Get index from iterables

Johannes · September 11, 2017, 3:35pm

Hi,
— possibly this is a trivial/idiotic question —
but I have the following problem; I would like to use the index instead of the value to name my output files.

I have a node with iterable,
bet = pe.Node(fsl.BET()…
bet.iterables = (“frac”,np.linspace(0.1,0.9,9))
and I want to connect it to a datasink, e.g.
workflow.connect(bet,‘out_file’,sink,’@in_file.@final’)

so… is there a way that the index of the iterator (e.g. 0 to 8 in this case) is used for the output sink directory names/file names (instead of the VALUE)?

In other words, instead of output folders like
_frac_0.100000000000000000001
_frac_0.200000000000000000001

I would like to get
frac_0
frac_1

this is just an example, but I feel it would be really handy for many things!

Thanks!
Johannes

djarecka · September 11, 2017, 4:25pm

I guess you can use substitution for this.

Johannes · September 12, 2017, 8:07am

thanks! I played around with regex and substitutions before, the best I could achieve was to substitute the iterable NAME, e.g. instead of
_frac_0.100000000000000000001
I could have
blabla_0.100000000000000000001

however I’d love to have
blabla_{iterable_index}
where {iterable_index} is element of [0,1,2,3…].

any ideas welcome

djarecka · September 12, 2017, 5:35pm

If you have a list, let’s say ll = [100, 101, 102], you can write substitutes like this:

sub = [('_frac_{}'.format(el), '_frac_{}'.format(i)) for i, el in enumerate(ll)]

and

datasink.inputs.substitutions = sub

In your case, I’m not sure if this will work due to the precision of the numbers that are in your names. If you know the precision that is used (or you’re willing to set one), something like this might work:

sub = [('_frac_{:10.9f}'.format(el), '_frac_{}'.format(i)) for i, el in enumerate(ll)]

If this also doesn’t work, there is always regexp_substitutions. I’m not really regex master, but I believe this, or something similar, should work in your case:

sub_reg = [('_frac_{:2.1f}\d+'.format(el), '_frac_{}'.format(i)) for i, el in enumerate(ll)]
sinker.inputs.regexp_substitutions = sub_reg

Let me know if this solves your problem!

Johannes · September 13, 2017, 10:10am

Hi Dorota,

that’s a clever trick, thanks! I wasn’t aware that lists are a possible substitution!

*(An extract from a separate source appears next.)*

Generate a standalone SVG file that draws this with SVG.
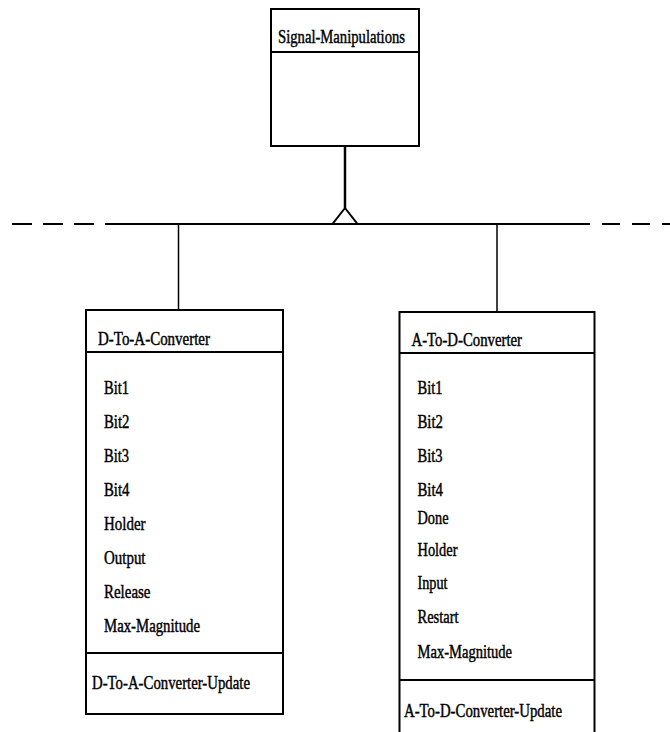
<svg xmlns="http://www.w3.org/2000/svg" width="670" height="732" viewBox="0 0 670 732">
<style>
  .box { fill: #fff; stroke: #000; stroke-width: 2; }
  .div { stroke: #000; stroke-width: 2; }
  .ln { stroke: #000; stroke-width: 2; fill: none; }
  text { font-family: "Liberation Serif", "Times New Roman", serif; font-size: 19px; fill: #000; stroke: #000; stroke-width: 0.45; }
</style>
<rect width="670" height="732" fill="#fff"/>
<g id="connectors">
  <line class="ln" x1="345" y1="146" x2="345" y2="208" style="stroke-width:2.5"/>
  <polygon points="345,208 332.5,224 357.5,224" fill="#fff" stroke="#000" stroke-width="2"/>
  <line class="ln" x1="12" y1="224" x2="105" y2="224" stroke-dasharray="20 11"/>
  <line class="ln" x1="105" y1="224" x2="590" y2="224"/>
  <line class="ln" x1="602" y1="224" x2="670" y2="224" stroke-dasharray="18 12"/>
  <line class="ln" x1="178.5" y1="224" x2="178.5" y2="310" style="stroke-width:1.5"/>
  <line class="ln" x1="497" y1="224" x2="497" y2="312" style="stroke-width:1.5"/>
</g>
<g id="signal-manipulations">
  <rect class="box" x="271" y="9" width="148" height="137"/>
  <line class="div" x1="271" y1="52" x2="419" y2="52"/>
  <text x="278" y="43" textLength="127" lengthAdjust="spacingAndGlyphs">Signal-Manipulations</text>
</g>
<g id="d-to-a-converter">
  <rect class="box" x="86" y="310" width="197" height="404"/>
  <line class="div" x1="86" y1="352" x2="283" y2="352"/>
  <line class="div" x1="86" y1="653" x2="283" y2="653"/>
  <text x="98" y="345" textLength="112" lengthAdjust="spacingAndGlyphs">D-To-A-Converter</text>
  <text x="104" y="393.5" textLength="25" lengthAdjust="spacingAndGlyphs">Bit1</text>
  <text x="104" y="427.5" textLength="25.5" lengthAdjust="spacingAndGlyphs">Bit2</text>
  <text x="104" y="461.5" textLength="25" lengthAdjust="spacingAndGlyphs">Bit3</text>
  <text x="104" y="495.5" textLength="25.5" lengthAdjust="spacingAndGlyphs">Bit4</text>
  <text x="104" y="529.5" textLength="41.5" lengthAdjust="spacingAndGlyphs">Holder</text>
  <text x="104" y="563.5" textLength="41.5" lengthAdjust="spacingAndGlyphs">Output</text>
  <text x="104" y="597.5" textLength="46.5" lengthAdjust="spacingAndGlyphs">Release</text>
  <text x="104" y="631.5" textLength="96" lengthAdjust="spacingAndGlyphs">Max-Magnitude</text>
  <text x="92" y="688.5" textLength="158" lengthAdjust="spacingAndGlyphs">D-To-A-Converter-Update</text>
</g>
<g id="a-to-d-converter">
  <rect class="box" x="399.5" y="312" width="195" height="430"/>
  <line class="div" x1="399.5" y1="353" x2="594.5" y2="353"/>
  <line class="div" x1="399.5" y1="680" x2="594.5" y2="680"/>
  <text x="411.5" y="345.5" textLength="110.5" lengthAdjust="spacingAndGlyphs">A-To-D-Converter</text>
  <text x="417.5" y="393.5" textLength="25" lengthAdjust="spacingAndGlyphs">Bit1</text>
  <text x="417.5" y="427.5" textLength="25.5" lengthAdjust="spacingAndGlyphs">Bit2</text>
  <text x="417.5" y="461.5" textLength="25" lengthAdjust="spacingAndGlyphs">Bit3</text>
  <text x="417.5" y="495.5" textLength="25.5" lengthAdjust="spacingAndGlyphs">Bit4</text>
  <text x="417.5" y="524" textLength="31" lengthAdjust="spacingAndGlyphs">Done</text>
  <text x="417.5" y="555.5" textLength="40" lengthAdjust="spacingAndGlyphs">Holder</text>
  <text x="417.5" y="589" textLength="30" lengthAdjust="spacingAndGlyphs">Input</text>
  <text x="417.5" y="623" textLength="41" lengthAdjust="spacingAndGlyphs">Restart</text>
  <text x="417.5" y="658" textLength="94.5" lengthAdjust="spacingAndGlyphs">Max-Magnitude</text>
  <text x="404" y="716.5" textLength="158" lengthAdjust="spacingAndGlyphs">A-To-D-Converter-Update</text>
</g>
</svg>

It works perfectly fine for the following scenario:

sub = [('_frac_{}'.format(el), '_test_{}'.format(i)) for i, el in enumerate(iter_frac)]
iter_frac = [0.10,0.20,0.30,0.40]

resulting in four folders:

 _test_0  _test_1  _test_2  _test_3

which is great

however, interesting things happen, if the first decimal is repeated, e.g. the last one

iter_frac = [0.10,0.20,0.30,0.35]

which results in

_test_0  _test_1  _test_2  _test_25

the last one is sad

this being said our substitution list sub actually appears healthy:

[('_frac_0.1', '_test_0'),
 ('_frac_0.2', '_test_1'),
 ('_frac_0.3', '_test_2'),
 ('_frac_0.35', '_test_3')]

If I use np.linspace() to specify the iterable instead, I’m bound to be running into float precision issues, as 0.1 is slightly off (0.1000000000000001). np.around() also doesn’t seem to be helping here. Thus, the original values are off and a simple substitution as before doesn’t do the trick… playing with the precision here did not help unfortunately.

Regex comes a bit closer, however some names are not substituted, for instance 0.35 may have become 0.34999999999999998 in the world of floats, which can only be rescued if I sacrifice precision (and not being able to differentiate say 0.30 and 0.35). Or I am still missing something… I’ll look deeper into regex later.

Anyhow, thanks a lot for sharing your python wisdom, I am sure I will use lists as substitutions some point in the future!

djarecka · September 20, 2017, 12:57pm

The first issue you can solve by changing precision in string formatting (so it checks two digits after decimal point), you can read more here.

The second problem (i.e. 0.34999999999999998 vs 0.3500000000000001) I’m not sure how to easily change in one line using regex. I believe it might be easier to force lower precision in iterables

Johannes · October 4, 2017, 1:11pm

thanks! meanwhile I’ve adopted a more lazy approach, which works fine.

nmb_iter=50
x = np.linspace(0.1,0.9,nmb_iter)
iter_frac = []
for i in range(nmb_iter):
    iter_frac.append(np.float('%0.3f' %x[i]))

the float madness seems to be resolved with this approach!